BEGIN INPUT
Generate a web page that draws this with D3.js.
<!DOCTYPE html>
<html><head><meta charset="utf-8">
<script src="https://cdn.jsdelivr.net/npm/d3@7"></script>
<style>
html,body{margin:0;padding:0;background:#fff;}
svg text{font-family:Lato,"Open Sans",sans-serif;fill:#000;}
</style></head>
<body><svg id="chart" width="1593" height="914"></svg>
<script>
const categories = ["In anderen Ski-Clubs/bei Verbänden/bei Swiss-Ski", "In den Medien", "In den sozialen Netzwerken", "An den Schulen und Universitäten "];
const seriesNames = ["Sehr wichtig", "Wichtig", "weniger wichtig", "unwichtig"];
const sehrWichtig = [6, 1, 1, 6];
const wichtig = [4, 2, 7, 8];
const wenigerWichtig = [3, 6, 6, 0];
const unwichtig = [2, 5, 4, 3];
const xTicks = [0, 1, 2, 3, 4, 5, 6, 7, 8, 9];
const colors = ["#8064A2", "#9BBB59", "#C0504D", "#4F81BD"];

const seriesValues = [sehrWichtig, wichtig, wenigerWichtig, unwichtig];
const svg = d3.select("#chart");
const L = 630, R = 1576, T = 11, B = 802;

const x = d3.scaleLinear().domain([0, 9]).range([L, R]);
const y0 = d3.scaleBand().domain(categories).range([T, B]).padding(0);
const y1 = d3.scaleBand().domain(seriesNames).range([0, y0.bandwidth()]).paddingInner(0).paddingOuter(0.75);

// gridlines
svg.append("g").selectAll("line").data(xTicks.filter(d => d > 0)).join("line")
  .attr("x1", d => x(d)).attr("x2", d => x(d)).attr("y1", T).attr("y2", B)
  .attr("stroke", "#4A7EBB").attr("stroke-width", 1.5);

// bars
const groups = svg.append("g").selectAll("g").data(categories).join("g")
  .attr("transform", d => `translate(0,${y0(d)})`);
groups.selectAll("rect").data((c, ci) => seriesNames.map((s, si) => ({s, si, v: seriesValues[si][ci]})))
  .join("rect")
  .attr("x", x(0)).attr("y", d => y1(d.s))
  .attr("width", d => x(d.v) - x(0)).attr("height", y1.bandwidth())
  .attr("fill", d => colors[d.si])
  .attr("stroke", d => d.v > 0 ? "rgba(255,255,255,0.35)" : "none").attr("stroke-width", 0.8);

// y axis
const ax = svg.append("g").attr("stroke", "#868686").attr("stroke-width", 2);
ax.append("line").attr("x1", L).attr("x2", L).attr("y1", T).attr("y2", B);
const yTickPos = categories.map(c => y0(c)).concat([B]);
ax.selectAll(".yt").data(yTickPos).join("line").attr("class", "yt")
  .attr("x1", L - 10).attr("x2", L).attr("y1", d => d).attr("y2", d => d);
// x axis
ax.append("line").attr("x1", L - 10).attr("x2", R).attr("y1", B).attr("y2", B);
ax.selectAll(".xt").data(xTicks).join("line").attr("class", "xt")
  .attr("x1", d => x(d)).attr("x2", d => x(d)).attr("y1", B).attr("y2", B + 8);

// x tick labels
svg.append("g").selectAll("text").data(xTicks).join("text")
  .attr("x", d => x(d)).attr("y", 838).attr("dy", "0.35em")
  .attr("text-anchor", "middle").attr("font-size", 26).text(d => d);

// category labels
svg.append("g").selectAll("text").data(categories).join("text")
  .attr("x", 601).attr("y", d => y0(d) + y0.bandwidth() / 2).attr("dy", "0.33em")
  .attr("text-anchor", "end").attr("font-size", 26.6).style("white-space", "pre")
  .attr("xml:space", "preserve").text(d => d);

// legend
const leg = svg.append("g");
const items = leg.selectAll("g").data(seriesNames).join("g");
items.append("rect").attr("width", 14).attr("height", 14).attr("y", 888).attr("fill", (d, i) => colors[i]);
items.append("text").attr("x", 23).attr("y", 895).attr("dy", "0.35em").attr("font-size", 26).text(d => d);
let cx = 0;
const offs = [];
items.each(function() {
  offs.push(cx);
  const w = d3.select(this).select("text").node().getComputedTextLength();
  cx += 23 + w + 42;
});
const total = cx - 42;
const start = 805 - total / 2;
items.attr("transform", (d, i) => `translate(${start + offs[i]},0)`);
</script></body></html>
END INPUT
BEGIN INPUT
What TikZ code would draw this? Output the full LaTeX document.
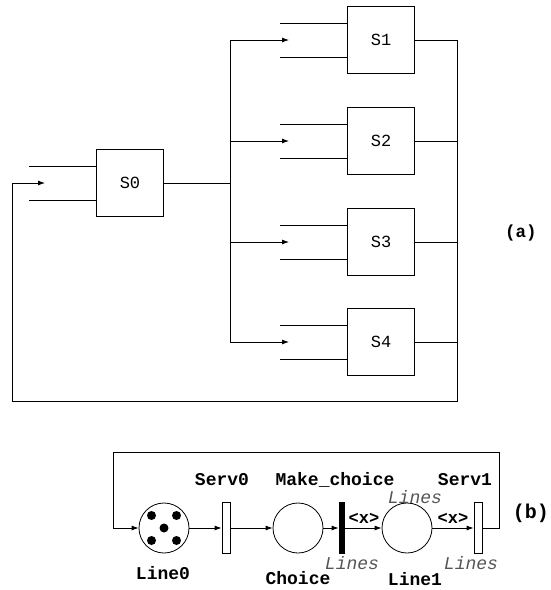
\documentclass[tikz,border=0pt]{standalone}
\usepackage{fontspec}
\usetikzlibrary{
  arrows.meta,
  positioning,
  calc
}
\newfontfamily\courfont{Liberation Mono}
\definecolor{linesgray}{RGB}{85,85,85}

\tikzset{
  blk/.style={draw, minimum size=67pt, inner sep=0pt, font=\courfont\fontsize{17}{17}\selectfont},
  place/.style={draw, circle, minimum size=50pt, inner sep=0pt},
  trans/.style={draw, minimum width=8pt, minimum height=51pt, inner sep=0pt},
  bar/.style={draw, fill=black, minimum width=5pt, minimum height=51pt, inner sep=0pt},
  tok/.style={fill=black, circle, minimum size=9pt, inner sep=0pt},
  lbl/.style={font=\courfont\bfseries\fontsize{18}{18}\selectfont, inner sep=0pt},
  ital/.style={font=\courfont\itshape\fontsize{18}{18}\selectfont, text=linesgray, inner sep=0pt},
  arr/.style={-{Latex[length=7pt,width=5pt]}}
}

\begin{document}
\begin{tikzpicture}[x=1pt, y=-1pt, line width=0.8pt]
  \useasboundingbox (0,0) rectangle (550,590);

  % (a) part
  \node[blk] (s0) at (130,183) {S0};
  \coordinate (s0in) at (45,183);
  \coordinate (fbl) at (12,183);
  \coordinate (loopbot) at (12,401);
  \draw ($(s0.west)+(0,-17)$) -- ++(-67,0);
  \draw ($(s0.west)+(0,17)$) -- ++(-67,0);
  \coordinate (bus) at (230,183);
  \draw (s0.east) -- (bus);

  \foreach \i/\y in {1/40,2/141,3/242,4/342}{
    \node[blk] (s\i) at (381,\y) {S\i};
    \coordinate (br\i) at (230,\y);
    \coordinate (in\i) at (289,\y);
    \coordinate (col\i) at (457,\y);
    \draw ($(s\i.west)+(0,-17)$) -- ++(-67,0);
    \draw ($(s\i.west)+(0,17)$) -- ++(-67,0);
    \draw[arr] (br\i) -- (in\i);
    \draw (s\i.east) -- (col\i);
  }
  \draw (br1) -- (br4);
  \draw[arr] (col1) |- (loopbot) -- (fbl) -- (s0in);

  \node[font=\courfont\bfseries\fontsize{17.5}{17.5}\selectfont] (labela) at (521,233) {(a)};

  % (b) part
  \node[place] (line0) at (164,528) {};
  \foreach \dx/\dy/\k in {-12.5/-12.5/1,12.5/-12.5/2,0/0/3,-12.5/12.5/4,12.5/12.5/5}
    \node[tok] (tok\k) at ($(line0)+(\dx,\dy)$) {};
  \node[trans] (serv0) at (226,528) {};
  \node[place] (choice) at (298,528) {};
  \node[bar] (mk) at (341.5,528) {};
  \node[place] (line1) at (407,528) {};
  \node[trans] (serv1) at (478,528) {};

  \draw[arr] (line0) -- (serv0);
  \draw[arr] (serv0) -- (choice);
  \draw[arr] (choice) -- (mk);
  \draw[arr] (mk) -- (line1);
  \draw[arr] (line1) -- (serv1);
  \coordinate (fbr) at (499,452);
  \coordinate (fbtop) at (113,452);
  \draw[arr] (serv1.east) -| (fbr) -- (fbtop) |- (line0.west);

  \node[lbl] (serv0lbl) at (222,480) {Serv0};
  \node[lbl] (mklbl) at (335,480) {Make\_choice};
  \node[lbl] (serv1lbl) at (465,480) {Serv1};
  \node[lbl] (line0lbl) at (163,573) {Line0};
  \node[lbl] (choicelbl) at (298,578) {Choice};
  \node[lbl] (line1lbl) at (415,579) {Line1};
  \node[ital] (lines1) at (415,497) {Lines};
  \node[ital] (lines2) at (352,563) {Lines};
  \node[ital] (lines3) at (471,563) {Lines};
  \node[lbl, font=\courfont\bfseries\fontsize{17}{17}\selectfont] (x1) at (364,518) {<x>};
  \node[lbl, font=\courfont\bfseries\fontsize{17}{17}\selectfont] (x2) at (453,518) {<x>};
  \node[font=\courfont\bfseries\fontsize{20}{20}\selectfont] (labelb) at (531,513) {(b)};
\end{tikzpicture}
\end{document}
END INPUT
• _WRITTEN REQUEST_:
Gather from the data above every line with the string "this".

• _THE SOLUTION_:
Generate a web page that draws this with D3.js.
  const w = d3.select(this).select("text").node().getComputedTextLength();
What TikZ code would draw this? Output the full LaTeX document.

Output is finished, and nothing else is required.